Substantial damages may be given for dishonouring a customer's cheque, even though proof of special damage be inadmissible (Fleming v. Bank of N.Z., [1900] A.C. 577). But if a non-trading depositor in the savings department of a bank has made his deposit subject to special terms, he may, on the wrongful refusal of the bank to pay to him personally the amount of the deposit, recover as damages only the interest and the money. The bank having received a deposit subject to certain notice of withdrawal, if required, cannot set up, as a defence to an action for the deposit, the absence of such notice, unless the refusal to pay was based on that ground. (Henderson v. Bank of Hamilton, 1894, 25 O.R. 641, 22 A.R. 414.)

Sec. 95.

Sec. 95.

If a customer's cheque is presented for payment, the bank must decide whether the state of the account between it and the customer will justify it in paying the cheque. If the cashier or teller counts out the amount of the cheque and places the money upon the counter or the ledge of the wicket in front of him, the payment is complete and cannot be revoked by the bank, even though the money has not been counted and accepted by the person presenting the cheque. (Chambers v. Miller, 1862, 13 C.B. N.S. 125; and cases cited in Hall v. Hatch, 1901, 3 O.L.R. 147.) The property in the money passes from the bank to the payee of the cheque so that it can be attached as his property even before he has touched it with his hand. (Hall v. Hatch, supra.)

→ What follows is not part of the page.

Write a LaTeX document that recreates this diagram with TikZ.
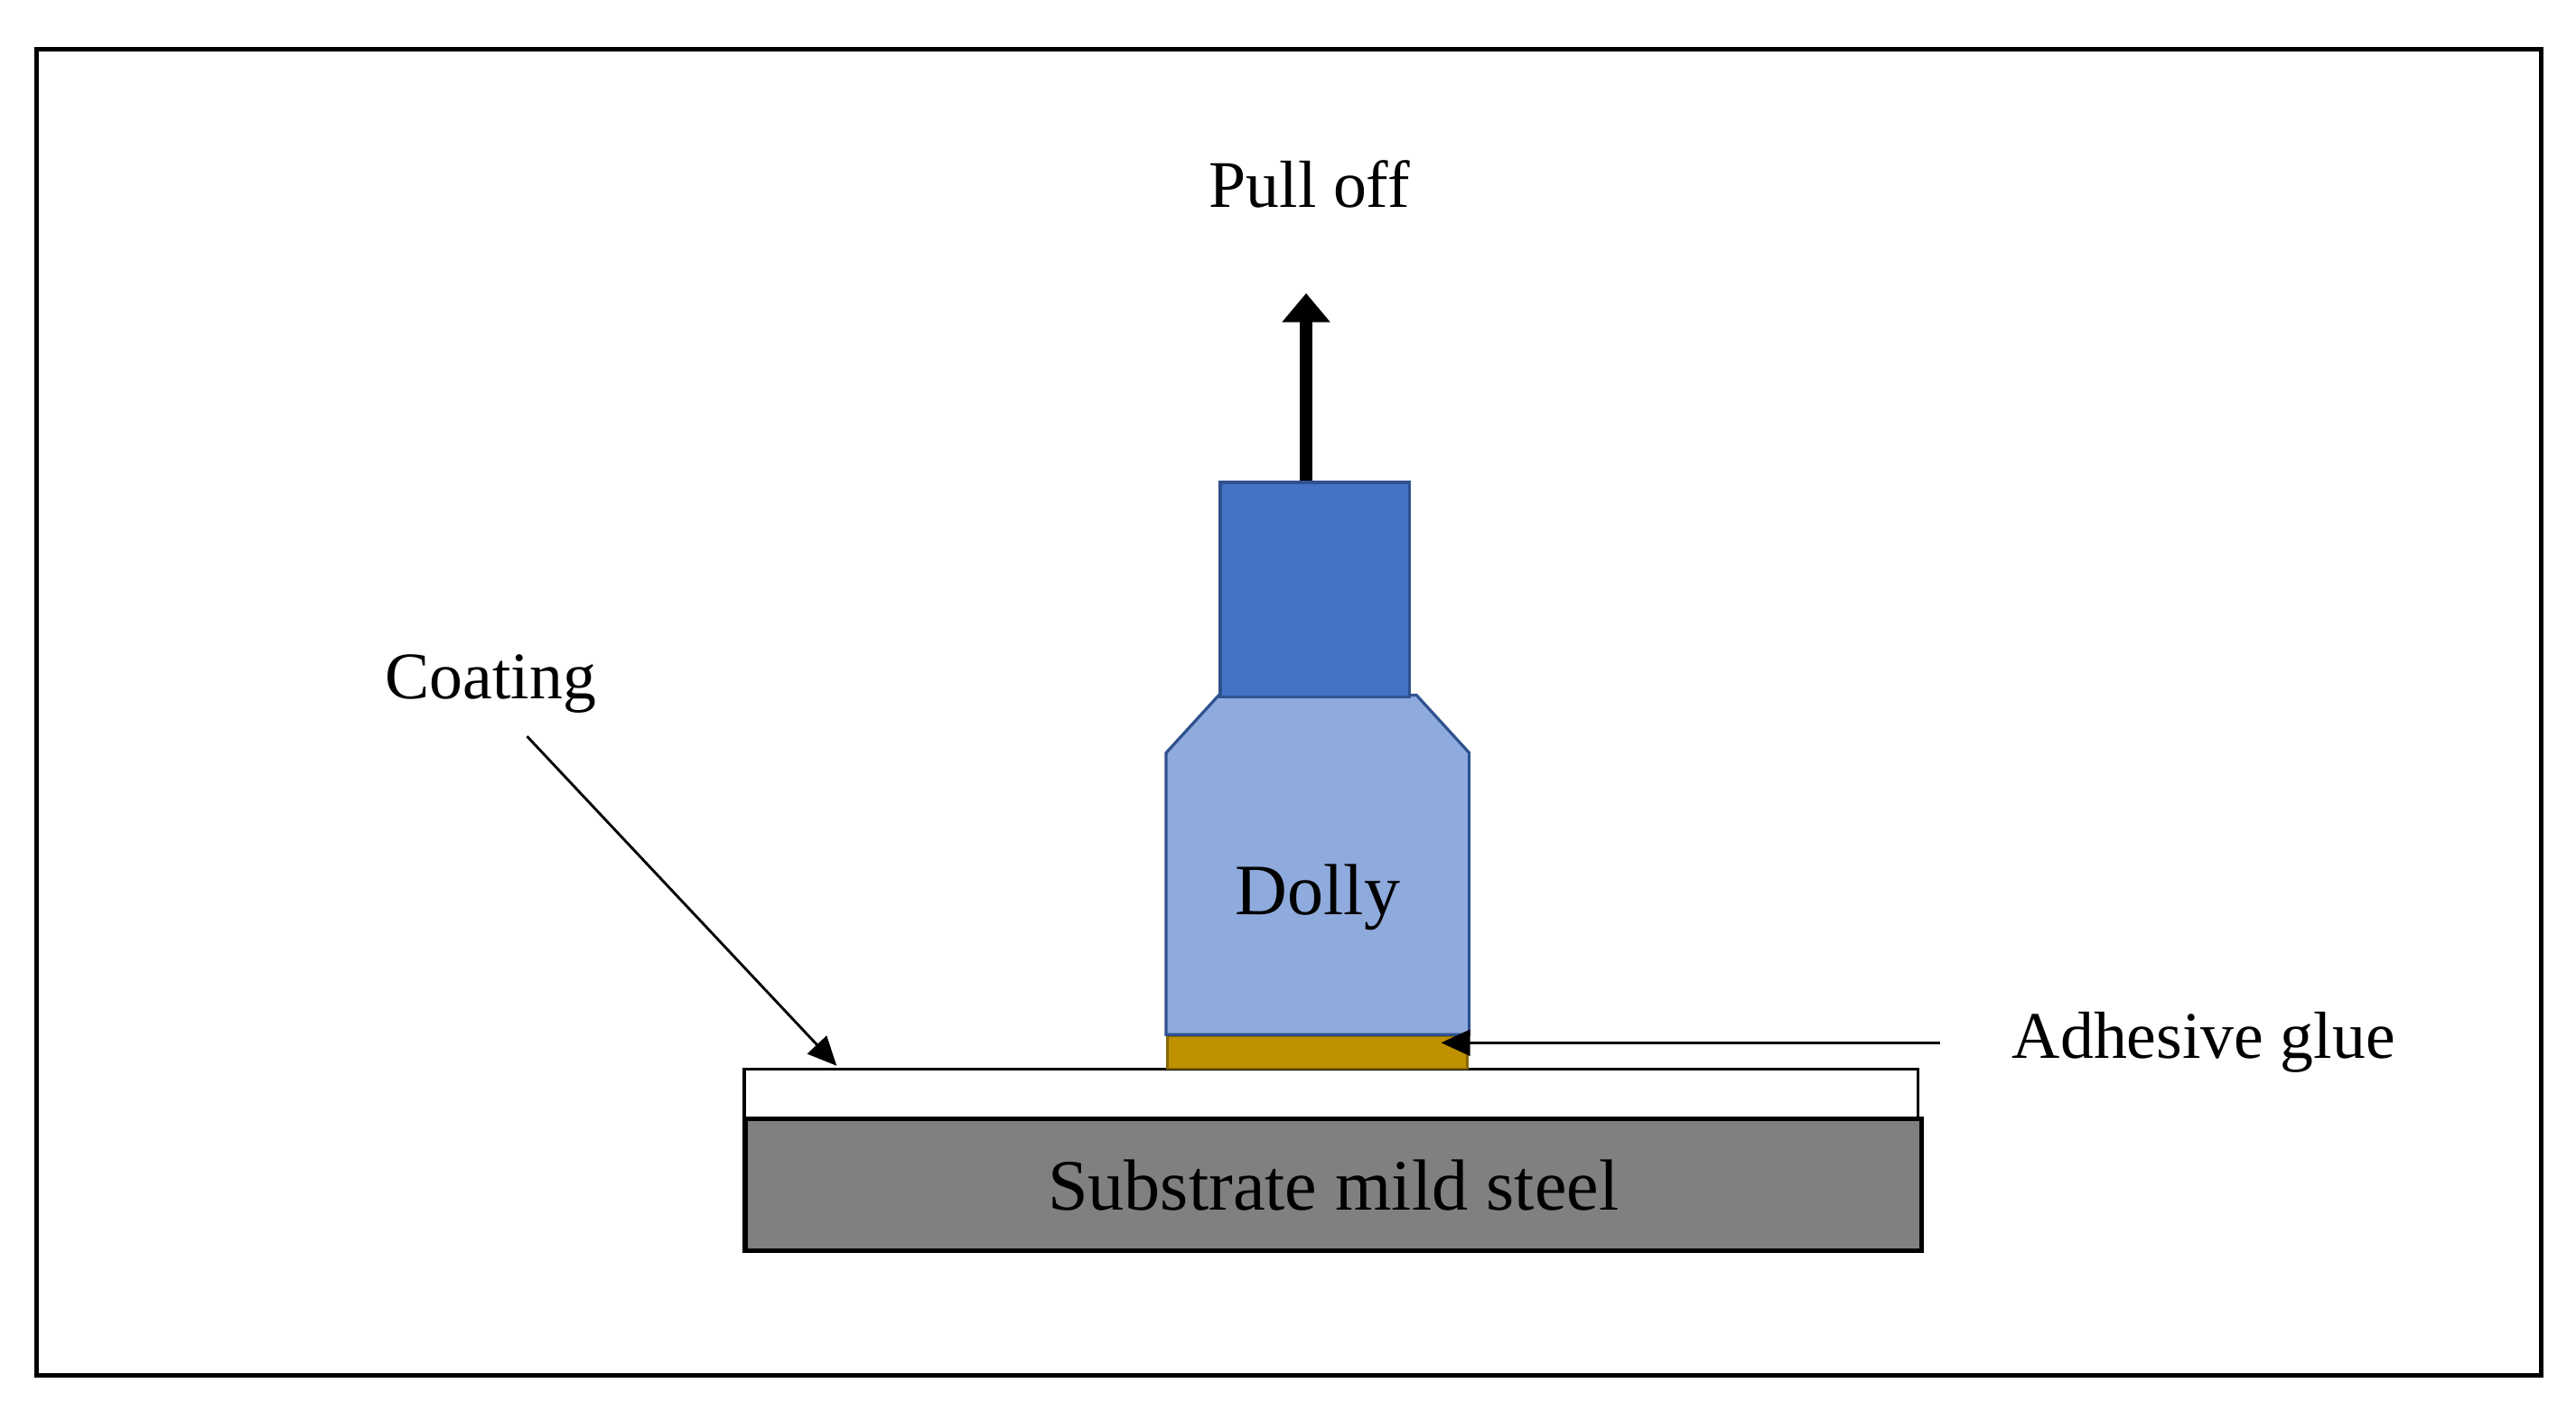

The bank must pay cheques in the order of presentation (Kilsby v. Williams, 1822, 1 B. & Ald. 815), unless the bank has notice of the death of the customer or of a countermand of payment by him (Bills of Exchange Act, sec. 167). In Marzetti v. Williams, supra, and Robarts v. Tucker, 1851, 16 Q.B. 560, it is said that the banker is entitled to a reasonable time to satisfy himself of the genuineness of the signature to a cheque or bill of exchange. Cf. Todd v. Union Bank, 1887, 4 Man. R. 204. But in Bank of England v. Vagliano, [1891] A.C. at p. 157, Lord Macnaghten expressly lays it down that bankers who undertake the duty of paying their customers' acceptances must pay off-hand, and this reasoning would seem to apply equally to cheques.

A bank contracting for valuable consideration with a customer's agent or a third party to honour the customer's outstanding cheques is liable to be sued by the customer for breach of contract in the event of the specified cheques being subsequently dishonoured. (Fleming v. Bank of New Zealand, [1900] A.C. 577.)

Pass-book and vouchers.

The effect of receipt from a bank of a pass-book and vouchers, and their retention without comment by a customer, are considered in Rex v. Bank of Montreal, 10 O.L.R. 117, by Anglin, J., who decided that there is no contractual obligation on the part of the customer to examine his pass-book. This case was affirmed by the Court of Appeal, 1906, 11 O.L.R. 595. Maclaren, J.A., at p. 605, says: "The trial judge has reviewed very

fully the leading English and American cases in which the Sec. 95. effect of the receipt from a bank of a pass-book and vou- Pass-book chers, and their retention by the customer have been considered and vouchers. and discussed. He comes to the conclusion that under the principles laid down in Leather Manufacturers' Bank v. Morgan, 1866, 117 U.S. 96, and De Frees Critten v. Chemical National Bank, 1902, 171 N.Y. 219, the customer might be held in the United States to be estopped from objecting where he had failed to check over his pass-book himself or had not exercised reasonable supervision over the clerk to whom he had entrusted it under circumstances where he would not be estopped in England. In support of this conclusion he refers particularly to the case of Chatterton v. London and County Bank, 1890-1, a summarized report of which appears in Paget on Banking, at pp. 120 et seq., and also to the cases discussed in Hart on Banking at pp. 200-203. It is to be observed that in most of these cases the question considered is whether the customer who receives his pass-book and vouchers owes a duty to the bank to examine them, and whether he is estopped from objecting if he does not do so, or does not object before the bank has altered its position. In the present case there is more. The department regularly notified the bank each month that the cheques and statement had been found correct. Such receipts are not at all on the same footing as those that are frequently signed by the messenger of the customer when he receives the cheques and vouchers at the end of the month or at other periods. These latter can have little binding effect unless there is an express or implied contract that the customer will examine them and report within a reasonable time as to their correctness. Ordinarily the retention of the pass-book and the vouchers without objection could only operate against the customer where there existed such a contract by way of estoppel, and where the facts of the particular case were such as to justify the application of this doctrine." Rex v. Bank of Montreal was affirmed by the Supreme Court on the 19th of February, 1907.

A banker's pass-book, which is numbered and in which it is stipulated that the deposits recorded in it will not be repaid without its production, is a proper subject of donatio mortis causa, and delivery of such a book in anticipation of death operates as a transfer of the debt to take effect upon death. (Brown v. Toronto General Trusts, 1900, 32 O.R. 319.)